As I drove, my eyes widened to the size of plates, searching frantically for roads that looked familiar. I flipped off my music--too distracting-- and gripped my steering wheel with a death hold. I progressed down the road, knowing that I had to turn right at some point. I passed one road that looked vaguely familiar, but I couldn't be sure, and it didn't have a sign. I stayed the course. But as I kept driving, none of the street names were ringing a bell. This, I think, is when the hyperventilating began. I tried to drag in slow, laborious breaths. I tried to calm myself down, prodding myself on, You can always turn around, Green. You can always turn around. No Big DEAL. That didn't help at all. Once I had been going for roughly five minutes into the Arlington Heights wilderness, I did the inevitable: I called my husband. The conversation went roughly the same as all the other conversations that took place between us in times like this.
"Michael!" I sobbed (because, naturally, I was sobbing now-- huge gut-wrenching, eye-blinding, voice-stopping sobs). "I'm lost and I don't know where I am and I'm never going to get home and I just don't know WHERE I AM and I should never have volunteered to drive Sharon IknewsomethinglikethiswasgoingtohappenI'msuchanidiotI'mSOLOST!!"

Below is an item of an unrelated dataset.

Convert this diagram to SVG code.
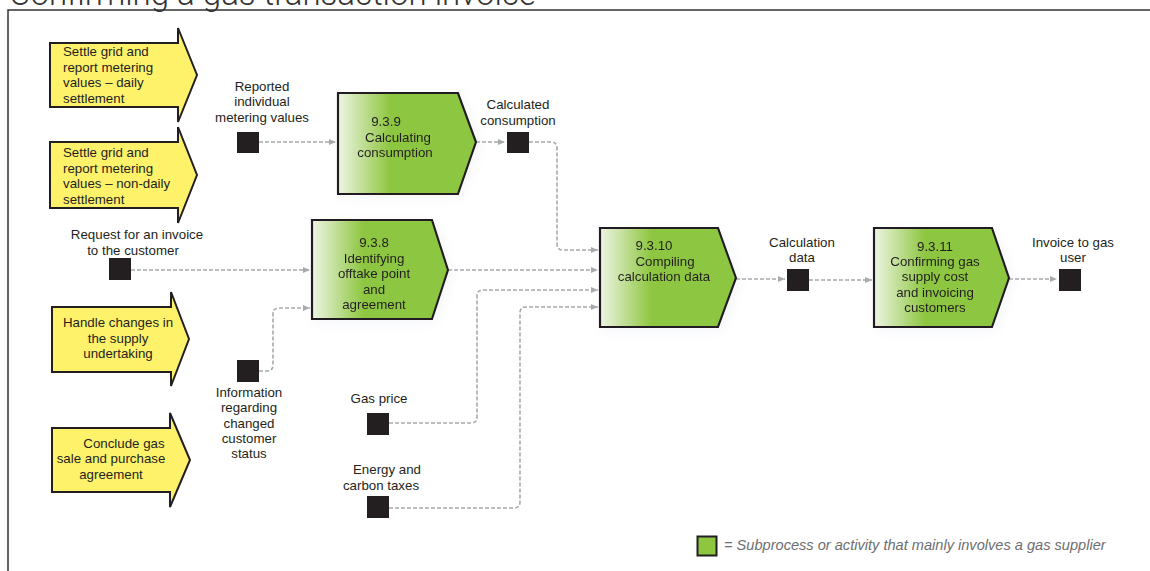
<svg xmlns="http://www.w3.org/2000/svg" width="1150" height="571" viewBox="0 0 1150 571">
<style>
.lbl{font-family:"Liberation Sans",Arial,sans-serif;font-size:13.3px;fill:#231f20;text-anchor:middle}
.lft{text-anchor:start}
.yel{fill:#fff26b;stroke:#231f20;stroke-width:2;stroke-linejoin:miter}
.grn{fill:url(#gg);stroke:#231f20;stroke-width:2.2}
.sq{fill:#231f20}
.con{fill:none;stroke:#a7a9ac;stroke-width:1.6;stroke-dasharray:4 2;marker-end:url(#ah)}
.title{font-family:Roboto,"Liberation Sans",sans-serif;font-weight:300;font-size:33px;fill:#333}
.leg{font-family:"Liberation Sans",Arial,sans-serif;font-size:14.6px;font-style:italic;fill:#6d6e71}
</style>
<defs>
<linearGradient id="gg" x1="0" y1="0" x2="1" y2="0">
<stop offset="0" stop-color="#eef5e4"/>
<stop offset="0.38" stop-color="#8dc63f"/>
<stop offset="1" stop-color="#8dc63f"/>
</linearGradient>
<filter id="sh" x="-20%" y="-20%" width="140%" height="140%">
<feGaussianBlur in="SourceAlpha" stdDeviation="6"/>
<feOffset dx="3" dy="3"/>
<feComponentTransfer><feFuncA type="linear" slope="0.18"/></feComponentTransfer>
<feColorMatrix type="matrix" values="0 0 0 0 0.55 0 0 0 0 0.6 0 0 0 0 0.7 0 0 0 1 0"/>
<feMerge><feMergeNode/><feMergeNode in="SourceGraphic"/></feMerge>
</filter>
<marker id="ah" markerWidth="8" markerHeight="8" refX="7" refY="4" orient="auto" markerUnits="userSpaceOnUse">
<path d="M0,1 L7,4 L0,7 Z" fill="#a7a9ac"/>
</marker>
</defs>
<rect width="1150" height="571" fill="#fff"/>
<text class="title" x="9" y="5">Confirming a gas transaction invoice</text>
<path d="M8,571 V10 H1150" fill="none" stroke="#333" stroke-width="1.5"/>

<g id="connectors">
<path class="con" d="M259,142 H336"/>
<path class="con" d="M476,142 H505"/>
<path class="con" d="M529,142 H551 Q557,142 557,148 V244 Q557,250 563,250 H598"/>
<path class="con" d="M131,270 H310"/>
<path class="con" d="M259,371 H267 Q273,371 273,365 V314 Q273,308 279,308 H310"/>
<path class="con" d="M448,270 H598"/>
<path class="con" d="M389,423 H471 Q477,423 477,417 V296 Q477,290 483,290 H598"/>
<path class="con" d="M389,508 H514 Q520,508 520,502 V313 Q520,307 526,307 H598"/>
<path class="con" d="M736,279 H785"/>
<path class="con" d="M809,280 H872"/>
<path class="con" d="M1009,279 H1057"/>
</g>

<g id="ext-daily">
<path class="yel" d="M50,43 H178 V28 L197,75 L178,122 V107 H50 Z"/>
<text class="lbl lft" x="63" y="56">Settle grid and</text>
<text class="lbl lft" x="63" y="72">report metering</text>
<text class="lbl lft" x="63" y="87">values – daily</text>
<text class="lbl lft" x="63" y="103">settlement</text>
</g>
<g id="ext-nondaily">
<path class="yel" d="M50,142 H178 V127 L197,175 L178,223 V208 H50 Z"/>
<text class="lbl lft" x="63" y="157">Settle grid and</text>
<text class="lbl lft" x="63" y="173">report metering</text>
<text class="lbl lft" x="63" y="188">values – non-daily</text>
<text class="lbl lft" x="63" y="204">settlement</text>
</g>
<g id="ext-handle">
<path class="yel" d="M52,307 H171 V292 L189,339 L171,386 V372 H52 Z"/>
<text class="lbl" x="118" y="327">Handle changes in</text>
<text class="lbl" x="118" y="343">the supply</text>
<text class="lbl" x="118" y="358">undertaking</text>
</g>
<g id="ext-conclude">
<path class="yel" d="M52,428 H170 V413 L190,460 L170,507 V492 H52 Z"/>
<text class="lbl" x="124" y="448">Conclude gas</text>
<text class="lbl" x="111" y="463">sale and purchase</text>
<text class="lbl" x="111" y="479">agreement</text>
</g>

<g id="p939" filter="url(#sh)">
<path class="grn" d="M338,93 H458 L476,142 L458,194 H338 Z"/>
<text class="lbl" x="386" y="126">9.3.9</text>
<text class="lbl" x="398" y="142">Calculating</text>
<text class="lbl" x="395" y="157">consumption</text>
</g>
<g id="p938" filter="url(#sh)">
<path class="grn" d="M312,220 H432 L448,270 L432,319 H312 Z"/>
<text class="lbl" x="374" y="247">9.3.8</text>
<text class="lbl" x="374" y="263">Identifying</text>
<text class="lbl" x="374" y="278">offtake point</text>
<text class="lbl" x="374" y="294">and</text>
<text class="lbl" x="374" y="309">agreement</text>
</g>
<g id="p9310" filter="url(#sh)">
<path class="grn" d="M600,228 H718 L736,278 L718,327 H600 Z"/>
<text class="lbl" x="654" y="250">9.3.10</text>
<text class="lbl" x="665" y="266">Compiling</text>
<text class="lbl" x="664" y="281">calculation data</text>
</g>
<g id="p9311" filter="url(#sh)">
<path class="grn" d="M874,228 H992 L1009,278 L992,327 H874 Z"/>
<text class="lbl" x="935" y="251">9.3.11</text>
<text class="lbl" x="935" y="266">Confirming gas</text>
<text class="lbl" x="935" y="281">supply cost</text>
<text class="lbl" x="935" y="297">and invoicing</text>
<text class="lbl" x="935" y="312">customers</text>
</g>

<g id="d-reported">
<rect class="sq" x="237" y="132" width="22" height="21"/>
<text class="lbl" x="262" y="91">Reported</text>
<text class="lbl" x="262" y="106">individual</text>
<text class="lbl" x="262" y="122">metering values</text>
</g>
<g id="d-calccons">
<rect class="sq" x="507" y="132" width="22" height="21"/>
<text class="lbl" x="518" y="109">Calculated</text>
<text class="lbl" x="518" y="125">consumption</text>
</g>
<g id="d-request">
<rect class="sq" x="109" y="258" width="22" height="22"/>
<text class="lbl" x="137" y="239">Request for an invoice</text>
<text class="lbl" x="133" y="255">to the customer</text>
</g>
<g id="d-info">
<rect class="sq" x="237" y="360" width="22" height="22"/>
<text class="lbl" x="249" y="397">Information</text>
<text class="lbl" x="249" y="412">regarding</text>
<text class="lbl" x="249" y="428">changed</text>
<text class="lbl" x="249" y="443">customer</text>
<text class="lbl" x="249" y="458">status</text>
</g>
<g id="d-gasprice">
<rect class="sq" x="367" y="413" width="22" height="22"/>
<text class="lbl" x="379" y="403">Gas price</text>
</g>
<g id="d-energy">
<rect class="sq" x="367" y="496" width="22" height="22"/>
<text class="lbl" x="387" y="474">Energy and</text>
<text class="lbl" x="381" y="490">carbon taxes</text>
</g>
<g id="d-calcdata">
<rect class="sq" x="787" y="269" width="22" height="22"/>
<text class="lbl" x="802" y="247">Calculation</text>
<text class="lbl" x="802" y="262">data</text>
</g>
<g id="d-invoice">
<rect class="sq" x="1059" y="269" width="22" height="22"/>
<text class="lbl" x="1073" y="247">Invoice to gas</text>
<text class="lbl" x="1073" y="262">user</text>
</g>

<g id="legend">
<rect x="697.5" y="536.5" width="19" height="19" fill="#8dc63f" stroke="#231f20" stroke-width="2"/>
<text class="leg" x="724" y="550">= Subprocess or activity that mainly involves a gas supplier</text>
</g>
</svg>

It went on from there, but you get the picture.

After I ran out of breath, Mike broke in. "Okay, babe, it's okay," he said with irritating calmness. After all, it was very apparent that things were NOT okay, and I was going to die somewhere out in this foreign land. However, he continued, "Just tell me where you are."

"I DON'T KNOW! I'm driving and there aren't any signs...and I'm not coming up to any roads...I don't know where I am!" I gulped out the usual refrain.

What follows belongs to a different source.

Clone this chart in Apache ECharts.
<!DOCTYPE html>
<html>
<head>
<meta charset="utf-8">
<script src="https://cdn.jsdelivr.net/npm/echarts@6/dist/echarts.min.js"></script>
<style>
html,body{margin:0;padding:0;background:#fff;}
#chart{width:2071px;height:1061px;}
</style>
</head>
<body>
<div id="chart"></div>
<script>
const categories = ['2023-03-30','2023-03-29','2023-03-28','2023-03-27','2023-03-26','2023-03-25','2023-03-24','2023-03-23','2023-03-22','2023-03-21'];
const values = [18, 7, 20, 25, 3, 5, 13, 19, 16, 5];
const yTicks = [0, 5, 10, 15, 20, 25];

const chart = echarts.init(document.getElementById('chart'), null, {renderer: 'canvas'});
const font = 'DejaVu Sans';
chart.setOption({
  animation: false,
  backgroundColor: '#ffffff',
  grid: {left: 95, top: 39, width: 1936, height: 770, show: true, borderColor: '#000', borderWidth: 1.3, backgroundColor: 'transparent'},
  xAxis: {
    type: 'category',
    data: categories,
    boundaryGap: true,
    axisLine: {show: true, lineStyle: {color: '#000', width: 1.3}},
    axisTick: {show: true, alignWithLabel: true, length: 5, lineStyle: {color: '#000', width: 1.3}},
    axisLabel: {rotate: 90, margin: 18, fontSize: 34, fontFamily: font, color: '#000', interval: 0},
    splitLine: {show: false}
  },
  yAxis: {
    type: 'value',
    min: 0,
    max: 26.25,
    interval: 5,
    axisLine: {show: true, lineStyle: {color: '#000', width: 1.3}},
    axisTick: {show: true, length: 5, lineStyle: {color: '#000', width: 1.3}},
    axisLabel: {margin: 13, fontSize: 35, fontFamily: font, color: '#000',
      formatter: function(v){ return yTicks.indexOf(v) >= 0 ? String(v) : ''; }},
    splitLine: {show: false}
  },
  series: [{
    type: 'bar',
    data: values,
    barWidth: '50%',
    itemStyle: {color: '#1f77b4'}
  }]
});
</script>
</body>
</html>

Still, in that clear and measured voice, he directed me, "Okay, just keep driving, and let me know the next road you see. I have a map in front of me, and I'll help you get back."

This time I answered with silence. Which, I'm sure a nice brief respite for Michael, until it became too silent, and he asked, "Heather, you okay? Keep talking to me." But I was all out of words. I mumbled something inarticulate but mostly felt my head swimming with anxiety and disappointment. After all, what kind of a person gets lost in the town she's lived in for over 12 years!? Finally, I saw a street sign and mumbled it over the phone. Michael took it from there.
About 25 minutes later, I slung myself up my front steps and collapsed on the couch. Michael called a couple minutes after to see if I was alright. I sighed and softly said, "Yeah." Then, after a brief pause, I whispered, "Thank you."

"No problem, babe. I'm just glad you're okay. I'm glad you called me."

Gosh. If that isn't love, I don't know what is.